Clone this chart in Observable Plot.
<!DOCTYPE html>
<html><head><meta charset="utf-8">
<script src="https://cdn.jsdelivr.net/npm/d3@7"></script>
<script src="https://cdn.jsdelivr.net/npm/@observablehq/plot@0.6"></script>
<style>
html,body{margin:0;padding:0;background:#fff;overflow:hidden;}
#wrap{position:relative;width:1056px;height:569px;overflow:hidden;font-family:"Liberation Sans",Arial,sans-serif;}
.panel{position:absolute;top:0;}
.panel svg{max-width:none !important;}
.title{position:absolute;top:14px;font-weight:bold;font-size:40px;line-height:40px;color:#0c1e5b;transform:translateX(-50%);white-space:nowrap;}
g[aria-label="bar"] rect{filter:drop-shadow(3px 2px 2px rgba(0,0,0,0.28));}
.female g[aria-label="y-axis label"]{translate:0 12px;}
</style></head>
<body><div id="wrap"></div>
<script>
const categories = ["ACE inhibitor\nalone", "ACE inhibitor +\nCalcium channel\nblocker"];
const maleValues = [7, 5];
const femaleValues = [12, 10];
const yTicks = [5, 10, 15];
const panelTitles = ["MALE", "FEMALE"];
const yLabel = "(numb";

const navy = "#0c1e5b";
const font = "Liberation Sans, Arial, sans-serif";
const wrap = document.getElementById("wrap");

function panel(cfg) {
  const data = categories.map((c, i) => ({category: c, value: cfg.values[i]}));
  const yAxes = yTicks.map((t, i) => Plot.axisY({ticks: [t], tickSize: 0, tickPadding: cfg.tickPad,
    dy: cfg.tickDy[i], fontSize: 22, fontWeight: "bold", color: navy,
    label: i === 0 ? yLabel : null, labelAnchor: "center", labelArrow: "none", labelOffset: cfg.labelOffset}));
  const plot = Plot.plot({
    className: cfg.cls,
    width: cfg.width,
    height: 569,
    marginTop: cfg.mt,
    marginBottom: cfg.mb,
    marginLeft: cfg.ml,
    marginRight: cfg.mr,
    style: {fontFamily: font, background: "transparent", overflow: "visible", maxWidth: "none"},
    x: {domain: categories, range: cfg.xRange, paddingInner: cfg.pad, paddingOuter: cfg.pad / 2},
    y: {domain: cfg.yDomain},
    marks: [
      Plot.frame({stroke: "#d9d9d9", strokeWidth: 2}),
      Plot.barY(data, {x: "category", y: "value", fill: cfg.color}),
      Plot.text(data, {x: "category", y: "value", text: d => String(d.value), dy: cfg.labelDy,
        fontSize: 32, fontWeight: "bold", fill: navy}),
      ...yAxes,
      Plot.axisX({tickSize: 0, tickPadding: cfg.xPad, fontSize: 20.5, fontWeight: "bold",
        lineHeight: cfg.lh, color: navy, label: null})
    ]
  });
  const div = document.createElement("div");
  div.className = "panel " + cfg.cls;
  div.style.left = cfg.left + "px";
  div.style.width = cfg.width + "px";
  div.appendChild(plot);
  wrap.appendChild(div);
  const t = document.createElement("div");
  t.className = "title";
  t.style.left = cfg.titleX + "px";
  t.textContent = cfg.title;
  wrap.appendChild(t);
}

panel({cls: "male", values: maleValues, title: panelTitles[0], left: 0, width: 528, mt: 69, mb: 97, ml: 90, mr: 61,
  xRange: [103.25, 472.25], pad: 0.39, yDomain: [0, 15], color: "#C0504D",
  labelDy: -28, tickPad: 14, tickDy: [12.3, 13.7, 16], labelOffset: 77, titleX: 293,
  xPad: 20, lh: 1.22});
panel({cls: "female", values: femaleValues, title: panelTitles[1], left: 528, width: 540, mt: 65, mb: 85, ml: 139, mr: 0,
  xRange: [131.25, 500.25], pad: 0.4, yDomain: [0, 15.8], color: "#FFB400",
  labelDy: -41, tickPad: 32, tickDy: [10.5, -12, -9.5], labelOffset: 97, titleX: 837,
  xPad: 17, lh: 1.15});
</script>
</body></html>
+++++
Each line above is to be repeated exactly.

Clone this chart in Observable Plot.
<!DOCTYPE html>
<html><head><meta charset="utf-8">
<script src="https://cdn.jsdelivr.net/npm/d3@7"></script>
<script src="https://cdn.jsdelivr.net/npm/@observablehq/plot@0.6"></script>
<style>
html,body{margin:0;padding:0;background:#fff;overflow:hidden;}
#wrap{position:relative;width:1056px;height:569px;overflow:hidden;font-family:"Liberation Sans",Arial,sans-serif;}
.panel{position:absolute;top:0;}
.panel svg{max-width:none !important;}
.title{position:absolute;top:14px;font-weight:bold;font-size:40px;line-height:40px;color:#0c1e5b;transform:translateX(-50%);white-space:nowrap;}
g[aria-label="bar"] rect{filter:drop-shadow(3px 2px 2px rgba(0,0,0,0.28));}
.female g[aria-label="y-axis label"]{translate:0 12px;}
</style></head>
<body><div id="wrap"></div>
<script>
const categories = ["ACE inhibitor\nalone", "ACE inhibitor +\nCalcium channel\nblocker"];
const maleValues = [7, 5];
const femaleValues = [12, 10];
const yTicks = [5, 10, 15];
const panelTitles = ["MALE", "FEMALE"];
const yLabel = "(numb";

const navy = "#0c1e5b";
const font = "Liberation Sans, Arial, sans-serif";
const wrap = document.getElementById("wrap");

function panel(cfg) {
  const data = categories.map((c, i) => ({category: c, value: cfg.values[i]}));
  const yAxes = yTicks.map((t, i) => Plot.axisY({ticks: [t], tickSize: 0, tickPadding: cfg.tickPad,
    dy: cfg.tickDy[i], fontSize: 22, fontWeight: "bold", color: navy,
    label: i === 0 ? yLabel : null, labelAnchor: "center", labelArrow: "none", labelOffset: cfg.labelOffset}));
  const plot = Plot.plot({
    className: cfg.cls,
    width: cfg.width,
    height: 569,
    marginTop: cfg.mt,
    marginBottom: cfg.mb,
    marginLeft: cfg.ml,
    marginRight: cfg.mr,
    style: {fontFamily: font, background: "transparent", overflow: "visible", maxWidth: "none"},
    x: {domain: categories, range: cfg.xRange, paddingInner: cfg.pad, paddingOuter: cfg.pad / 2},
    y: {domain: cfg.yDomain},
    marks: [
      Plot.frame({stroke: "#d9d9d9", strokeWidth: 2}),
      Plot.barY(data, {x: "category", y: "value", fill: cfg.color}),
      Plot.text(data, {x: "category", y: "value", text: d => String(d.value), dy: cfg.labelDy,
        fontSize: 32, fontWeight: "bold", fill: navy}),
      ...yAxes,
      Plot.axisX({tickSize: 0, tickPadding: cfg.xPad, fontSize: 20.5, fontWeight: "bold",
        lineHeight: cfg.lh, color: navy, label: null})
    ]
  });
  const div = document.createElement("div");
  div.className = "panel " + cfg.cls;
  div.style.left = cfg.left + "px";
  div.style.width = cfg.width + "px";
  div.appendChild(plot);
  wrap.appendChild(div);
  const t = document.createElement("div");
  t.className = "title";
  t.style.left = cfg.titleX + "px";
  t.textContent = cfg.title;
  wrap.appendChild(t);
}

panel({cls: "male", values: maleValues, title: panelTitles[0], left: 0, width: 528, mt: 69, mb: 97, ml: 90, mr: 61,
  xRange: [103.25, 472.25], pad: 0.39, yDomain: [0, 15], color: "#C0504D",
  labelDy: -28, tickPad: 14, tickDy: [12.3, 13.7, 16], labelOffset: 77, titleX: 293,
  xPad: 20, lh: 1.22});
panel({cls: "female", values: femaleValues, title: panelTitles[1], left: 528, width: 540, mt: 65, mb: 85, ml: 139, mr: 0,
  xRange: [131.25, 500.25], pad: 0.4, yDomain: [0, 15.8], color: "#FFB400",
  labelDy: -41, tickPad: 32, tickDy: [10.5, -12, -9.5], labelOffset: 97, titleX: 837,
  xPad: 17, lh: 1.15});
</script>
</body></html>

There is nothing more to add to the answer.